6) Timelines, prescription, and strategy
- File early. Cyber-incidents are time-sensitive: funds move fast and data retention by private entities is limited by policy.
- Prescription depends on the offense and penalty (as amended by RA 10951). When in doubt, treat as urgent and consult counsel.
- Parallel tracks help: Report to law enforcement and your financial provider simultaneously; also lodge BSP/DTI/SEC/NPC complaints where applicable.
7) Special scenarios
- Phishing leading to unauthorized transfers: (a) Report to bank/e-wallet; request freeze and trace. (b) File with PNP-ACG/NBI. (c) If you believe the provider’s controls were deficient or response inadequate, escalate under the FCPA to BSP (banks/e-wallets) or the relevant regulator. 
- Investment pitches (guaranteed returns, unregistered coins/tokens/forex): (a) Capture ads, whitepapers, wallet addresses. (b) Report to SEC-EIPD and PNP-ACG/NBI. (c) Warn contacts and preserve group chats. 
- Marketplace fraud (no delivery/fake proofs): (a) Use platform dispute channels. (b) File DTI consumer complaint if a seller is operating as a business. (c) Consider estafa if there was deceit + damage. 
- Identity takeover/data leak: (a) Change credentials; enable 2FA; place fraud alerts with your bank/e-wallet. (b) Report to NPC and PNP-ACG/NBI. (c) Ask platforms for account recovery logs and login histories. 
- Money muling (recipient account owner): RA 11967 penalizes knowingly allowing accounts to be used for scams; report mule accounts to PNP-ACG/NBI and the bank/e-wallet. Victims should give the beneficiary account details to trigger holds and KYC reviews. 
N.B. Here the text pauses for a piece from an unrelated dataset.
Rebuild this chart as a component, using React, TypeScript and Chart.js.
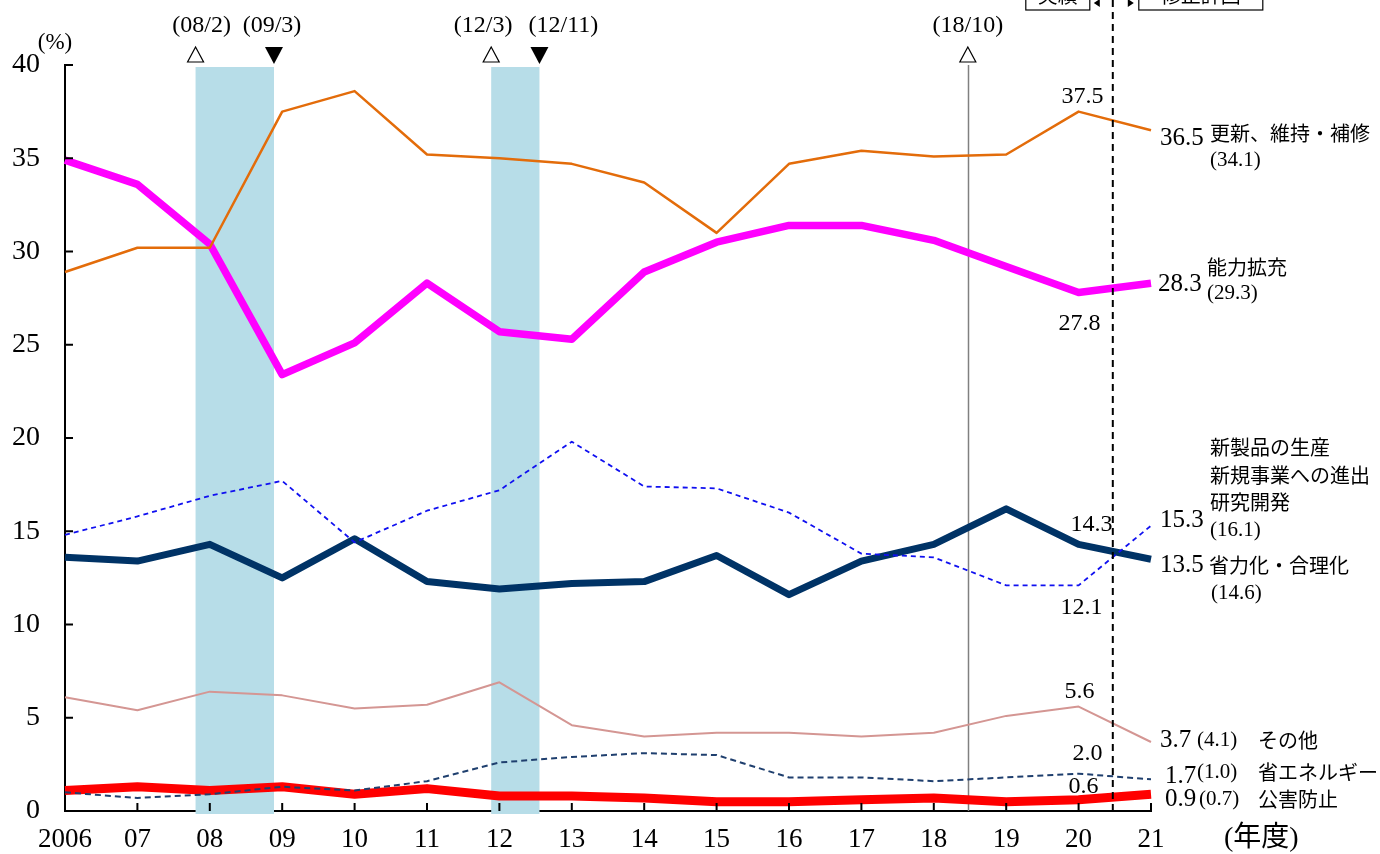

8) What to include in your report (checklist)
- Your full name, contact information, and IDs.
- Incident timeline with exact dates/times and time zone.
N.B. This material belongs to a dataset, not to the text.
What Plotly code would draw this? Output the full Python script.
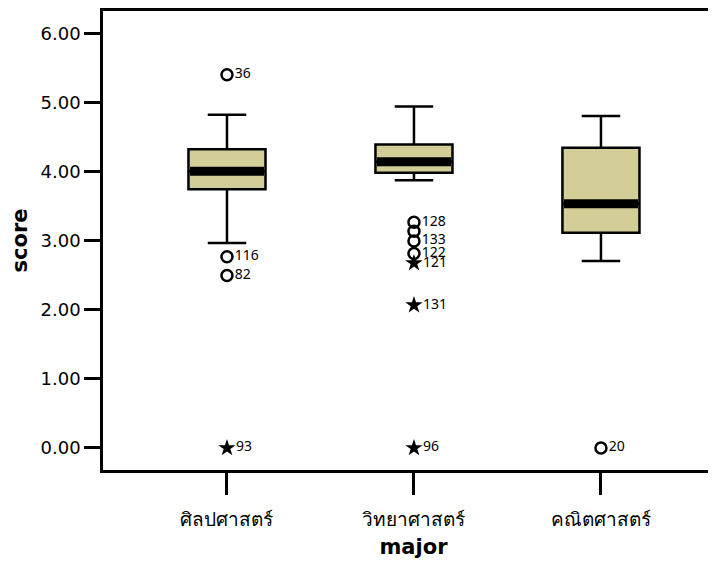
import plotly.graph_objects as go

categories = ["ศิลปศาสตร์", "วิทยาศาสตร์", "คณิตศาสตร์"]
q1 = [3.75, 3.99, 3.12]
median = [4.01, 4.15, 3.54]
q3 = [4.33, 4.40, 4.35]
lower_whisker = [2.97, 3.88, 2.71]
upper_whisker = [4.83, 4.95, 4.81]

circle_group = [0, 0, 0, 1, 1, 1, 1, 2]
circle_value = [5.41, 2.77, 2.50, 3.27, 3.14, 3.00, 2.82, 0.00]
circle_label = ["36", "116", "82", "128", "", "133", "122", "20"]

star_group = [0, 1, 1, 1]
star_value = [0.00, 2.68, 2.07, 0.00]
star_label = ["93", "121", "131", "96"]

y_ticks = [0, 1, 2, 3, 4, 5, 6]
y_ticktext = ["0.00", "1.00", "2.00", "3.00", "4.00", "5.00", "6.00"]

box_w = 0.412
fill = "#D3CE97"
pos = list(range(len(categories)))

fig = go.Figure()
fig.add_trace(go.Box(
    x=pos, q1=q1, median=median, q3=q3,
    lowerfence=lower_whisker, upperfence=upper_whisker,
    width=box_w, whiskerwidth=0.5, boxpoints=False,
    fillcolor=fill, line=dict(color="black", width=2.5),
    hoverinfo="skip", showlegend=False,
))

mx, my = [], []
for i, m in zip(pos, median):
    mx += [i - box_w / 2 + 0.008, i + box_w / 2 - 0.008, None]
    my += [m, m, None]
fig.add_trace(go.Scatter(x=mx, y=my, mode="lines",
                         line=dict(color="black", width=9),
                         showlegend=False, hoverinfo="skip"))

fig.add_trace(go.Scatter(
    x=circle_group, y=circle_value, mode="markers+text",
    marker=dict(symbol="circle-open", size=11, color="black",
                line=dict(width=2.5, color="black")),
    text=circle_label, textposition="middle right",
    textfont=dict(family="Noto Sans", size=14, color="black"),
    showlegend=False, hoverinfo="skip"))

fig.add_trace(go.Scatter(
    x=star_group, y=star_value, mode="markers+text",
    marker=dict(symbol="star", size=13, color="black"),
    text=star_label, textposition="middle right",
    textfont=dict(family="Noto Sans", size=14, color="black"),
    showlegend=False, hoverinfo="skip"))

fig.update_layout(
    width=716, height=569,
    margin=dict(l=95, r=0, t=3, b=107),
    paper_bgcolor="white", plot_bgcolor="white",
    font=dict(family="DejaVu Sans", color="black"),
)
fig.update_xaxes(
    range=[-0.663, 2.658],
    tickmode="array", tickvals=pos, ticktext=categories,
    tickfont=dict(size=19, family="Noto Sans, DejaVu Sans"),
    ticks="outside", ticklen=22, tickwidth=2.5, tickcolor="black",
    ticklabelstandoff=8,
    showline=True, linecolor="black", linewidth=2.5, mirror=True,
    showgrid=False, zeroline=False,
    title=dict(text="<b>major</b>", font=dict(size=21, family="DejaVu Sans"), standoff=9),
)
fig.update_yaxes(
    range=[-0.319, 6.333],
    tickmode="array", tickvals=y_ticks, ticktext=y_ticktext,
    tickfont=dict(size=18, family="DejaVu Sans"),
    ticks="outside", ticklen=16, tickwidth=2.5, tickcolor="black",
    showline=True, linecolor="black", linewidth=2.5, mirror=False,
    showgrid=False, zeroline=False,
    title=dict(text="<b>score</b>", font=dict(size=21, family="DejaVu Sans"), standoff=9),
)

fig.write_html("out.html")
- Narrative of deceit (who promised what, where you saw it, how you were induced).
- Proof of payment/attempted payment (receipts, reference numbers, account names/numbers, wallet addresses, QR codes).
- Device and channel details (app versions, phone/PC, browser, email addresses, chat handles, URLs).
- Screenshots/recordings (labeled and dated).
- Loss computation (principal, fees, consequential losses if any).
- Any witnesses or co-victims, and previous complaints filed.
9) Sample complaint-affidavit structure (criminal)
- Affiant’s identity and authority
- Jurisdiction/Venue (why filed in that office)
- Facts in chronological order
- Modus operandi and how deceit occurred
- Elements of offenses (estafa; use of ICT; access device fraud, etc.) matched to facts
- Damages suffered and amounts
- Evidence list (Annex “A” to “Z”) with short descriptions
- Prayer (investigation, prosecution, restitution, preservation orders)
- Verification and Certification against Forum Shopping (when applicable)
- Signature and notarization
10) Common pitfalls to avoid
- Delaying bank/e-wallet notification. Every minute counts for fund recovery.
- Editing or forwarding screenshots without originals. Keep the raw files; make copies for annotation.
- Communicating with the scammer after reporting. It risks spoliation and harassment.
- Using unofficial “fixers.” Deal only with agencies and counsel.
- Paying “verification fees/refunds.” Classic second-wave scam.
11) Practical Q&A
- Can I recover my money? Possible, especially if the beneficiary account is promptly frozen and funds remain. Success rates drop as time passes or when funds are layered through mule accounts or converted to cash/crypto. 
- Do I need a lawyer? Not strictly to report, but counsel helps align criminal, civil, and regulatory tracks and prepares a strong evidentiary package. 
- Do screenshots suffice? They’re helpful, but original electronic evidence (email with full headers, exported chats, bank logs) is stronger. Use the Rules on Electronic Evidence to authenticate. 
- Where do I report if the seller is abroad? Still file locally with PNP-ACG/NBI and the relevant regulators. They can use inter-agency and international cooperation. Also use platform reporting for swift takedowns. 
12) One-page action plan (you can copy/paste this)
- Now: Call/message your bank or e-wallet → report fraud → request freeze/trace → change credentials → enable 2FA. 
- Today: File with PNP-ACG or NBI; submit evidence bundle. 
- Parallel: - BSP complaint (if provider mishandled your case).
- SEC for investment schemes; DTI for consumer sales fraud; NPC for data misuse; NTC/telco for scam calls/SMS.
- Platform report for takedown and account suspension.
 
- Within the week: Prepare a complaint-affidavit with counsel; consider civil remedies. 
- Ongoing: Track case numbers, follow up in writing, and keep a case file. 
Final note
You can—and should—pursue multiple avenues at once: law enforcement for prosecution, your financial provider and BSP for fund recovery and institutional redress, and sector regulators (SEC/DTI/NPC/NTC) to stop the scheme and protect others. Fast, well-documented reporting gives you the best shot at results.